Комбрига интересовало, чем мы намерены заняться в ближайшее время.

— Приступим к выполнению задания. Сходим на железную дорогу, там рванем, — ответил Веселов.

— Шустрые вы. Триста верст отмахали — и сразу в бой, — засмеялся начальник штаба Белаш.

— Пора действовать. Чего же зря сидеть, — поддержал я Веселова.

— Вы прежде всего осмотритесь. Александр Викторович подскажет вам, где жарко, а где холодно, — сказал Белаш, взглянув на Германа.

Тот согласно кивнул головой. В разговор вступил Литвиненко.

— Прогуляйтесь к железной дороге, которая ведет из Риги на фронт, к Великим Лукам. Там немцы еще не слышали взрывов. Ваша диверсия всполошит фашистов в Идрице и Пустошке. Шеф гестапо полковник Родэ ожидает нашего нападения на станцию Забелье, к востоку от Пустошки, а мы появимся западнее. Пусть он перебросит карателей подальше от нашего района, — прохаживаясь по комнате, рассуждал комбриг. После продолжительной паузы майор попросил положить на стол нашу карту.

— У нас нет карты, — тихо сказал Веселов.

— Как же вы шли сюда? — с недоумением спросил комбриг.

Веселов вынул из потайного кармана пылаевскую карту.

— Вот по этой двигались.

Литвиненко, Терехов, Белаш и Герман склонились над разноцветным мятым листом и рассмеялись:

— Гарные вы хлопцы, дюже гарные. С закрытыми очами явились в тыл противника, — удивлялся майор.

— Покажем, Алексей Михайлович, на своей, — предложил комбригу начальник штаба.

Белаш развернул на столе карту-километровку, где видны были каждая деревенька, каждый ручеек и каждая тропка.

— Бачите шоссе Ленинград — Киев? Махнете через большак и — к железке. Где-то здесь, у станции Нащекино, или здесь, возле разъезда Брыканово, вы и рванете…

— Нам все равно, здесь или там, лишь бы получилось, — сказал я.

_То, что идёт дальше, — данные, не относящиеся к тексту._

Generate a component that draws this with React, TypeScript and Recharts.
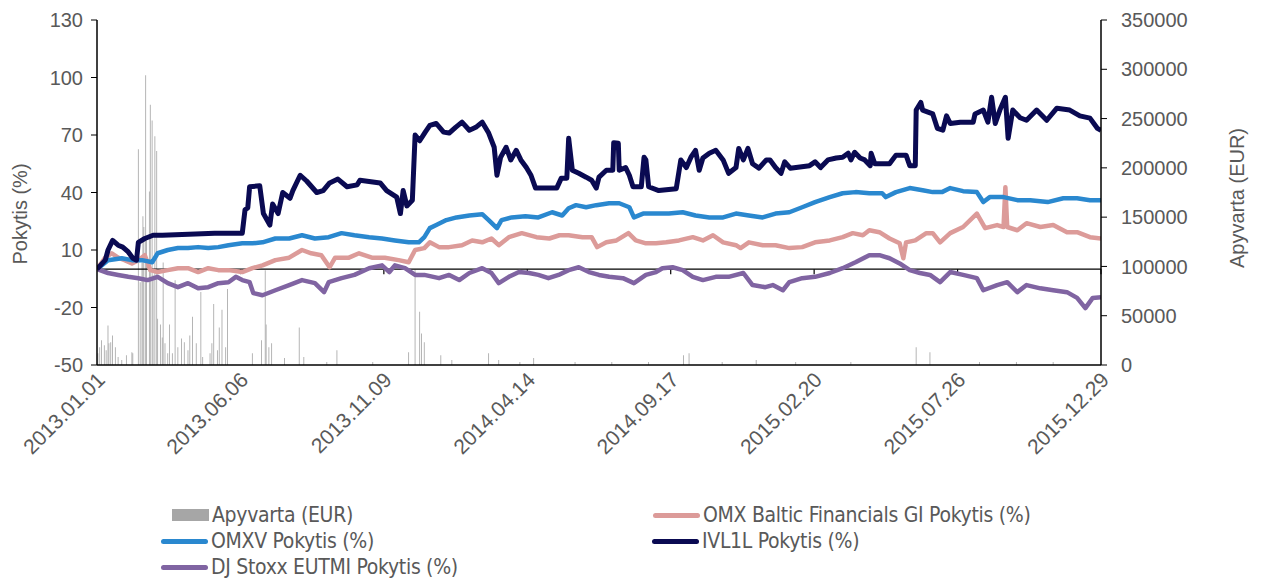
import { ComposedChart, Line, Bar, XAxis, YAxis, ReferenceLine } from "recharts";

// x positions are days counted from 2013.01.01
const tickDays = [0, 156, 312, 468, 624, 780, 936, 1092];
const tickLabels = [
  "2013.01.01",
  "2013.06.06",
  "2013.11.09",
  "2014.04.14",
  "2014.09.17",
  "2015.02.20",
  "2015.07.26",
  "2015.12.29",
];

const volDays = [1, 3, 5, 8, 10, 12, 13, 15, 17, 20, 23, 27, 32, 38, 39, 45, 47, 49, 50, 51, 53, 54, 57, 58, 60, 61, 63, 65, 66, 69, 71, 72, 74, 77, 79, 82, 85, 88, 92, 95, 99, 101, 104, 108, 113, 115, 123, 125, 127, 131, 133, 136, 140, 142, 169, 179, 183, 184, 187, 190, 204, 220, 225, 250, 261, 300, 339, 346, 351, 353, 356, 374, 386, 426, 437, 460, 475, 520, 560, 600, 638, 644, 680, 717, 760, 820, 891, 906, 960, 1000, 1040];
const volValues = [12000, 18000, 25000, 20000, 15000, 40000, 22000, 23000, 30000, 18000, 8000, 5000, 10000, 13000, 12000, 219000, 84000, 104000, 151000, 140000, 294000, 130000, 176000, 264000, 248000, 91000, 232000, 217000, 47000, 41000, 28000, 104000, 22000, 12000, 41000, 12000, 86000, 18000, 27000, 23000, 15000, 30000, 49000, 22000, 74000, 8000, 12000, 22000, 62000, 15000, 38000, 56000, 18000, 77000, 12000, 25000, 96000, 41000, 18000, 22000, 7000, 38000, 8000, 3000, 15000, 3000, 13000, 97000, 54000, 32000, 23000, 10000, 5000, 12000, 5000, 3000, 7000, 3000, 3000, 3000, 10000, 12000, 3000, 5000, 3000, 3000, 18000, 13000, 3000, 3000, 3000];

const ivlDays = [0, 9, 12, 17, 23, 28, 34, 39, 43, 45, 52, 61, 71, 107, 128, 158, 161, 164, 166, 177, 181, 188, 191, 197, 202, 210, 213, 221, 228, 239, 246, 253, 262, 272, 283, 286, 308, 315, 326, 330, 333, 337, 343, 346, 351, 357, 362, 369, 377, 383, 390, 397, 405, 412, 419, 426, 432, 435, 439, 445, 450, 456, 461, 467, 472, 477, 500, 505, 511, 513, 517, 524, 532, 538, 543, 546, 554, 561, 562, 567, 568, 575, 579, 583, 592, 595, 597, 600, 611, 630, 635, 641, 646, 651, 655, 659, 666, 673, 681, 687, 695, 698, 703, 708, 713, 720, 728, 732, 738, 744, 748, 754, 775, 781, 787, 795, 804, 811, 817, 820, 824, 830, 835, 841, 842, 846, 862, 869, 880, 884, 890, 891, 896, 898, 909, 914, 920, 924, 928, 939, 953, 955, 964, 969, 973, 977, 982, 988, 991, 996, 1004, 1011, 1022, 1033, 1044, 1058, 1069, 1080, 1088, 1092];
const ivlValues = [0, 4.7, 10, 15, 12.5, 11.5, 9, 5.7, 4.7, 14, 16, 17.7, 17.7, 18.3, 18.8, 18.8, 31, 32, 43, 43.5, 29, 23, 34, 29, 40, 37, 41, 49, 46, 40, 41, 45, 47, 43, 44, 46.4, 45, 41, 37.6, 29, 41, 33, 36, 70, 67, 71.5, 75, 76, 71.5, 71, 74, 76.7, 72.5, 74, 76.7, 71, 63.6, 49, 58.4, 63.6, 57, 62, 57, 53, 49, 42.3, 42.3, 47.5, 47.5, 68.3, 51.6, 50, 48, 46.4, 42.3, 48, 51.6, 51.6, 66, 65.7, 51.6, 53, 49, 43, 43, 58.4, 57, 43, 41, 42, 57, 53, 58.4, 62, 51.6, 58, 60.5, 62, 57, 50, 53, 63, 57, 63, 55, 52.7, 57, 57, 53, 50, 56, 52.7, 54, 56, 53, 57, 58, 58.4, 60.5, 57, 61, 58, 57, 54, 60.5, 55, 55, 59.5, 59.5, 54, 54, 83, 87, 83, 81, 73.5, 72.5, 80, 76, 76.7, 76.7, 81, 83, 76.7, 89.7, 76, 83, 89.7, 68.3, 83, 79, 77.7, 83, 77.7, 84, 83, 80, 78.8, 73.5, 72.5];

const omxvDays = [0, 12, 27, 38, 49, 60, 66, 77, 88, 99, 110, 121, 132, 143, 158, 169, 180, 194, 209, 223, 237, 252, 266, 280, 296, 310, 324, 339, 350, 356, 362, 369, 380, 391, 405, 419, 426, 435, 440, 451, 466, 480, 495, 506, 513, 521, 532, 543, 557, 568, 579, 584, 594, 608, 622, 637, 651, 666, 681, 695, 709, 724, 738, 753, 767, 781, 797, 811, 825, 840, 854, 858, 869, 884, 898, 909, 919, 928, 942, 957, 964, 971, 986, 1001, 1015, 1034, 1051, 1066, 1080, 1092];
const omxvValues = [0, 4.7, 5.7, 4.7, 4.7, 3.6, 8.3, 10, 11, 11, 11.5, 11, 11.5, 12.5, 13.5, 13.5, 14, 16, 16, 17.7, 16, 16.7, 18.8, 17.7, 16.7, 16, 15, 14, 14, 16.7, 21.4, 23, 25.6, 27, 28, 28.7, 25.6, 21.4, 25.6, 27, 27.6, 27, 29.7, 28, 31.8, 33.4, 32.3, 33.4, 34.4, 34.4, 32.3, 27, 29, 29, 29, 29.7, 28, 27, 27, 29, 28, 27, 29, 29.7, 32.3, 35, 37.6, 39.6, 40.2, 39.6, 39.6, 37.6, 40.2, 42.3, 41.2, 40.2, 40.2, 42.3, 40.7, 40.2, 35, 37.6, 37.6, 36, 36, 35, 37, 37, 36, 36];

const balticDays = [0, 9, 16, 23, 30, 38, 45, 52, 58, 66, 77, 88, 99, 110, 121, 132, 143, 158, 169, 180, 194, 209, 223, 233, 244, 253, 259, 274, 285, 299, 313, 328, 339, 346, 356, 362, 372, 383, 397, 408, 419, 429, 437, 448, 462, 478, 492, 503, 513, 528, 538, 544, 554, 565, 578, 586, 597, 608, 619, 633, 648, 659, 670, 681, 695, 700, 709, 724, 738, 753, 767, 781, 797, 811, 822, 833, 840, 851, 862, 873, 877, 880, 890, 902, 909, 917, 928, 942, 957, 966, 979, 986, 988, 990, 1001, 1011, 1026, 1040, 1055, 1066, 1080, 1092];
const balticValues = [0, 6, 8.3, 6, 4.7, 3, 4.7, 7.3, -0.5, -1.5, -0.5, 0.5, 0.5, -1.5, 0.5, -0.5, -0.5, -1.5, 0.5, 2, 4.7, 6, 10, 8.3, 7.3, 1, 6, 6, 8.3, 6, 6, 4.7, 3.6, 10, 11, 14, 11.5, 11.5, 12.5, 15, 14, 16, 12.5, 16.7, 18.8, 16.7, 16, 17.7, 17.7, 16.7, 16.7, 11.5, 14, 15, 18.8, 15, 13.5, 13.5, 14, 15, 16.7, 15, 17.7, 14, 12.5, 11, 14, 12.5, 12.5, 11, 11.5, 14, 15, 16.7, 18.8, 17.7, 20.3, 19.3, 16, 13.5, 5.7, 14, 15, 18.8, 18.8, 14, 18.8, 22, 29, 21.4, 23, 22, 42.8, 22, 20.3, 24, 22, 23, 19.3, 19.3, 16.7, 16];

const stoxxDays = [0, 12, 23, 34, 45, 55, 66, 77, 88, 99, 110, 121, 132, 143, 151, 158, 166, 170, 180, 194, 209, 223, 237, 247, 252, 266, 280, 296, 310, 318, 324, 335, 346, 356, 372, 383, 394, 405, 419, 429, 437, 448, 459, 470, 480, 491, 502, 513, 524, 535, 546, 557, 572, 584, 597, 608, 615, 626, 637, 648, 659, 673, 687, 703, 713, 727, 735, 746, 753, 767, 781, 797, 811, 825, 840, 851, 862, 873, 884, 895, 906, 917, 928, 942, 957, 964, 979, 990, 1001, 1011, 1026, 1040, 1055, 1066, 1075, 1083, 1092];
const stoxxValues = [0, -2, -3, -4, -4.7, -5.7, -4, -7.3, -9.4, -7.3, -10, -9.4, -7.3, -6.8, -4, -5.7, -6.8, -12.5, -13.6, -11, -8.3, -5.7, -7.3, -12, -6.8, -4.7, -3, 0.5, 2, -1.5, 2, 0.5, -3, -3, -4.7, -3, -5.7, -2, 0.5, -2, -7.3, -4, -1.5, -2, -3, -4.7, -3, -0.5, 1, -1.5, -3, -4, -4.7, -7.3, -3, -1.5, 0.5, 1, -0.5, -4, -5.7, -4, -4, -2, -8.3, -9.4, -8.3, -11, -6.8, -4.7, -4, -2, 0.5, 3.6, 7.3, 7.3, 5.7, 3, -0.5, -2, -3, -6.8, -1.5, -3, -4.7, -11, -8.3, -6.8, -12, -8.3, -10, -11, -12, -15, -20.3, -15, -14.6];

type Row = { day: number; [key: string]: number };

function buildRows(): Row[] {
  const map = new Map<number, Row>();
  const put = (days: number[], vals: number[], key: string) => {
    days.forEach((d, i) => {
      const r = map.get(d) ?? { day: d };
      r[key] = vals[i];
      map.set(d, r);
    });
  };
  put(volDays, volValues, "vol");
  put(ivlDays, ivlValues, "ivl");
  put(omxvDays, omxvValues, "omxv");
  put(balticDays, balticValues, "baltic");
  put(stoxxDays, stoxxValues, "stoxx");
  return Array.from(map.values()).sort((a, b) => a.day - b.day);
}

const rows = buildRows();

const GREY = "#595959";
const FONT = "'Liberation Sans', Arial, sans-serif";
const legendFont = "'DejaVu Sans Condensed', 'DejaVu Sans', sans-serif";

const DateTick = (props: any) => {
  const { x, y, payload } = props;
  const label = tickLabels[tickDays.indexOf(payload.value)];
  return (
    <g transform={`translate(${x + 4},${y + 3})`}>
      <text
        x={0}
        y={0}
        dy="0.35em"
        textAnchor="end"
        transform="rotate(-45)"
        fill={GREY}
        fontSize={21}
        fontFamily={FONT}
      >
        {label}
      </text>
    </g>
  );
};

function LegendItem({ left, top, label, kind, color }: { left: number; top: number; label: string; kind: "bar" | "line"; color: string }) {
  return (
    <div style={{ position: "absolute", left, top, height: 26, display: "flex", alignItems: "center" }}>
      {kind === "bar" ? (
        <span style={{ width: 37, height: 12, background: color, display: "inline-block", marginRight: 3 }} />
      ) : (
        <span style={{ width: 47, height: 5, borderRadius: 3, background: color, display: "inline-block", marginRight: 3 }} />
      )}
      <span style={{ fontFamily: legendFont, fontSize: 21, color: GREY, whiteSpace: "nowrap", letterSpacing: -0.3 }}>{label}</span>
    </div>
  );
}

export default function App() {
  return (
    <div style={{ position: "absolute", left: 0, top: 0, width: 1262, height: 584, background: "#fff", fontFamily: FONT }}>
      <ComposedChart width={1262} height={470} data={rows} margin={{ top: 20, right: 0, bottom: 0, left: 0 }}>
        <XAxis
          dataKey="day"
          type="number"
          domain={[0, 1092]}
          ticks={tickDays}
          interval={0}
          tick={<DateTick />}
          tickLine={false}
          tickSize={0}
          tickMargin={8}
          height={105}
          axisLine={{ stroke: "#000", strokeWidth: 1.5 }}
          allowDataOverflow
        />
        <YAxis
          yAxisId="left"
          domain={[-50, 130]}
          ticks={[-50, -20, 10, 40, 70, 100, 130]}
          interval={0}
          width={97}
          tickSize={6}
          tickMargin={8}
          tick={{ fill: GREY, fontSize: 20, fontFamily: FONT }}
          tickLine={{ stroke: "#000" }}
          axisLine={{ stroke: "#000", strokeWidth: 1.5 }}
        />
        <YAxis
          yAxisId="right"
          orientation="right"
          domain={[0, 350000]}
          ticks={[0, 50000, 100000, 150000, 200000, 250000, 300000, 350000]}
          interval={0}
          width={161}
          tickSize={6}
          tickMargin={14}
          tick={{ fill: GREY, fontSize: 20, fontFamily: FONT, textAnchor: "start" }}
          tickLine={{ stroke: "#000" }}
          axisLine={{ stroke: "#000", strokeWidth: 1.5 }}
        />
        <ReferenceLine yAxisId="left" y={0} stroke="#000" strokeWidth={1.2} />
        {/* small date ticks hanging under the zero line, as in the Excel original */}
        {tickDays.slice(1).map((d) => (
          <ReferenceLine
            key={d}
            yAxisId="left"
            segment={[{ x: d, y: 0 }, { x: d, y: -2.6 }]}
            stroke="#000"
            strokeWidth={1.2}
          />
        ))}
        <Bar yAxisId="right" dataKey="vol" fill="#a6a6a6" barSize={2} isAnimationActive={false} />
        <Line yAxisId="left" dataKey="baltic" type="linear" stroke="#dc9b99" strokeWidth={4.5} dot={false} connectNulls strokeLinejoin="round" isAnimationActive={false} />
        <Line yAxisId="left" dataKey="omxv" type="linear" stroke="#2a88cf" strokeWidth={4.5} dot={false} connectNulls strokeLinejoin="round" isAnimationActive={false} />
        <Line yAxisId="left" dataKey="stoxx" type="linear" stroke="#8064a2" strokeWidth={4.5} dot={false} connectNulls strokeLinejoin="round" isAnimationActive={false} />
        <Line yAxisId="left" dataKey="ivl" type="linear" stroke="#0a0a52" strokeWidth={5} dot={false} connectNulls strokeLinejoin="round" isAnimationActive={false} />
      </ComposedChart>

      <div style={{ position: "absolute", left: 20, top: 214, transform: "translate(-50%,-50%) rotate(-90deg)", fontSize: 20, color: GREY, whiteSpace: "nowrap" }}>
        Pokytis (%)
      </div>
      <div style={{ position: "absolute", left: 1237, top: 198, transform: "translate(-50%,-50%) rotate(-90deg)", fontSize: 20, color: GREY, whiteSpace: "nowrap" }}>
        Apyvarta (EUR)
      </div>

      <LegendItem left={172} top={502} label="Apyvarta (EUR)" kind="bar" color="#a6a6a6" />
      <LegendItem left={161} top={528} label="OMXV Pokytis (%)" kind="line" color="#2a88cf" />
      <LegendItem left={161} top={554} label="DJ Stoxx EUTMI Pokytis (%)" kind="line" color="#8064a2" />
      <LegendItem left={653} top={502} label="OMX Baltic Financials GI Pokytis (%)" kind="line" color="#dc9b99" />
      <LegendItem left={652} top={528} label="IVL1L Pokytis (%)" kind="line" color="#0a0a52" />
    </div>
  );
}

— Правильно. Как говорит наш командир, ваше дело маленькое, подпалыв, та тикай, — сказал комиссар Терехов.

Все засмеялись.

Возвратившись в Кряковку, мы стали готовиться к выходу на операцию. И здесь произошел незначительный на первый взгляд эпизод. Дело в том, что по договоренности с нами лейтенант Тарасюк решил не выставлять на ночь у дороги, ведущей к Щукинскому большаку, свой пулеметный расчет, поскольку рядом находился наш пост. Только Тарасюк успел убрать свой «максим», как появился Литвиненко.